## What to work on:
Only one span of the listing below is wanted: the lines from the one with "Rebuild this chart" through the one with "from bokeh.resources import INLINE", reproduced exactly, both ends kept.

** START Materials provided **

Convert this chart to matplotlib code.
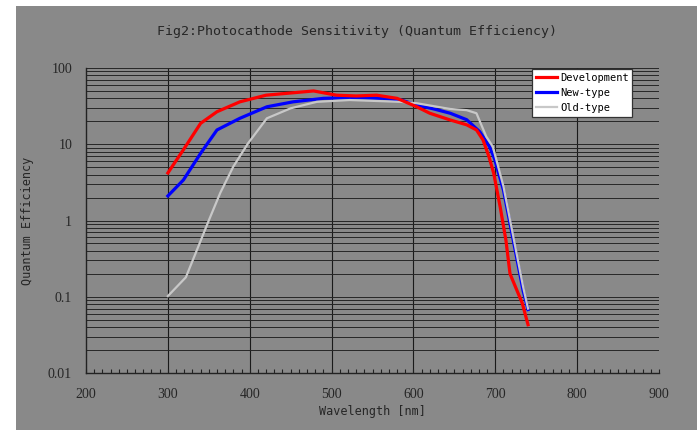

** END Materials provided **
** START Materials provided **

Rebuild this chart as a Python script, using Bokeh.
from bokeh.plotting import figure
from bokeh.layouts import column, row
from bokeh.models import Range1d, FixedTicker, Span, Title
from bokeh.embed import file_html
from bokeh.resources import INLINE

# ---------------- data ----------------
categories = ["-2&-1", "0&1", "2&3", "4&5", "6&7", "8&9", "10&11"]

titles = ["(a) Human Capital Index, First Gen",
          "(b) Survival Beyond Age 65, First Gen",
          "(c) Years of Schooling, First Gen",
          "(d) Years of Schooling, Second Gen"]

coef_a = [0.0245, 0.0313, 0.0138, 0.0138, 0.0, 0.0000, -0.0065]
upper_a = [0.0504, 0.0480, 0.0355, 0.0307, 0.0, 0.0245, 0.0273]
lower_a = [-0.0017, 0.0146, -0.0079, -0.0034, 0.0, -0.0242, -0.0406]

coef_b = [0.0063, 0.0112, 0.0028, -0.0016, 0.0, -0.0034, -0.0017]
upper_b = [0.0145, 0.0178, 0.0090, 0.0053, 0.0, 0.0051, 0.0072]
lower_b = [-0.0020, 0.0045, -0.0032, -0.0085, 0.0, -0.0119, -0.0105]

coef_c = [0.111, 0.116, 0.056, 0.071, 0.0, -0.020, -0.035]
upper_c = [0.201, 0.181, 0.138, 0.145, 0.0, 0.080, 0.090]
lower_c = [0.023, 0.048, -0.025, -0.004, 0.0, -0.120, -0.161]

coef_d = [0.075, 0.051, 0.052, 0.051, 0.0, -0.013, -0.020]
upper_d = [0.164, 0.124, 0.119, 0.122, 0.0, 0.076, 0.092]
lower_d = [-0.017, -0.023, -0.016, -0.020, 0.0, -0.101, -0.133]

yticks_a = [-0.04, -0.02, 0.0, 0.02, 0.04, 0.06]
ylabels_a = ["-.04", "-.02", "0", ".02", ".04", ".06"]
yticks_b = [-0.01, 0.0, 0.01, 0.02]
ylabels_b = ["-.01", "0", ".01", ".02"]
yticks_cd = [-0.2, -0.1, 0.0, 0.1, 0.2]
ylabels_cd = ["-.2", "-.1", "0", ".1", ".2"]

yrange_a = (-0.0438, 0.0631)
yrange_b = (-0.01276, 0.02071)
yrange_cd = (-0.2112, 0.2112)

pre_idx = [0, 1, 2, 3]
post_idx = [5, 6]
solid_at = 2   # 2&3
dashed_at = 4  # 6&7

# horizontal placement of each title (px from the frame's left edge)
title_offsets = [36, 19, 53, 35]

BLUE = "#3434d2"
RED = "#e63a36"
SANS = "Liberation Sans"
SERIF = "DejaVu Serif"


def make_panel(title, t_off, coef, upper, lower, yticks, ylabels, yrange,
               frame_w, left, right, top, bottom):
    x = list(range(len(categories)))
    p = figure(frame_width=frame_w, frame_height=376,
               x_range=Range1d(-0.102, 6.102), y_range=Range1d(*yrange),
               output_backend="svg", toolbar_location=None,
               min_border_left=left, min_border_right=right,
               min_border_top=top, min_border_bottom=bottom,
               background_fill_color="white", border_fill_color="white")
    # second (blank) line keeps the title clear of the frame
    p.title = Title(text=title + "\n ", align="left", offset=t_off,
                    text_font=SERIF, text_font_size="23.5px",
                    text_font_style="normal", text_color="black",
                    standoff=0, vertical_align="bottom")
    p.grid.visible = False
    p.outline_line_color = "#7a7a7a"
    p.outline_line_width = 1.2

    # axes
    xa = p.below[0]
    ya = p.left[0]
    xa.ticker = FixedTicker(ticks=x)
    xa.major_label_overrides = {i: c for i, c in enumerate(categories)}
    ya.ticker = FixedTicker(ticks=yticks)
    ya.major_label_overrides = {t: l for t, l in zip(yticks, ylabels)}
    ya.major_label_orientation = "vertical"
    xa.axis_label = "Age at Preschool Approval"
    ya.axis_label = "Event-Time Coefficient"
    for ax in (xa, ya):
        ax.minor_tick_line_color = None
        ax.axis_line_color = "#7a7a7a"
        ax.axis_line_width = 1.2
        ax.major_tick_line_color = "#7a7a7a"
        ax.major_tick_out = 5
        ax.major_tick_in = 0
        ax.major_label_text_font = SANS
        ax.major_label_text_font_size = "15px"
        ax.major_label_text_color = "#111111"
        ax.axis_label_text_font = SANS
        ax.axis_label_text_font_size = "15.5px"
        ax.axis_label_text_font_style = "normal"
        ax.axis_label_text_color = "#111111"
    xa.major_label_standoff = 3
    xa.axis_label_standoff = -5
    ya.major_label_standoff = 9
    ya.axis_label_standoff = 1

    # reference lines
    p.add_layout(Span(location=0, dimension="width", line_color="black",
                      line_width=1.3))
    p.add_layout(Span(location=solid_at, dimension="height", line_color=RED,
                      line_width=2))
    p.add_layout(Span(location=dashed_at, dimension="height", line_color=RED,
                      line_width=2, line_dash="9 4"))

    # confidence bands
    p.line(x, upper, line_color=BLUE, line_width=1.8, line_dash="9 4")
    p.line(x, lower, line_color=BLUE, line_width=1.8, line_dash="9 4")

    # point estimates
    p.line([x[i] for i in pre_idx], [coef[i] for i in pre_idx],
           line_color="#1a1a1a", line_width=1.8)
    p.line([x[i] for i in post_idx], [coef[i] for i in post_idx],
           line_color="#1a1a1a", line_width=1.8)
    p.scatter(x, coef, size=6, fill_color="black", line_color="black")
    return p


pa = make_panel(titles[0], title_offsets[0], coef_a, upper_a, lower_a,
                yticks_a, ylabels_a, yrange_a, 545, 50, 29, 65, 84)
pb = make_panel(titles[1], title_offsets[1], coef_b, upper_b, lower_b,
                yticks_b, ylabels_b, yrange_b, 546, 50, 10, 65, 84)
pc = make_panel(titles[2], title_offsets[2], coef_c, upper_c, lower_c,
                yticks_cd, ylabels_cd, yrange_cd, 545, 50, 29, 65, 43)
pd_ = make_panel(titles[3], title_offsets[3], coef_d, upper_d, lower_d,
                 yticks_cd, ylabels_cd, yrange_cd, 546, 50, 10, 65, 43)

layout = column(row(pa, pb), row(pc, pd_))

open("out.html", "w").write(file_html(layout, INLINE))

** END Materials provided **

## Complete answer:
Rebuild this chart as a Python script, using Bokeh.
from bokeh.plotting import figure
from bokeh.layouts import column, row
from bokeh.models import Range1d, FixedTicker, Span, Title
from bokeh.embed import file_html
from bokeh.resources import INLINE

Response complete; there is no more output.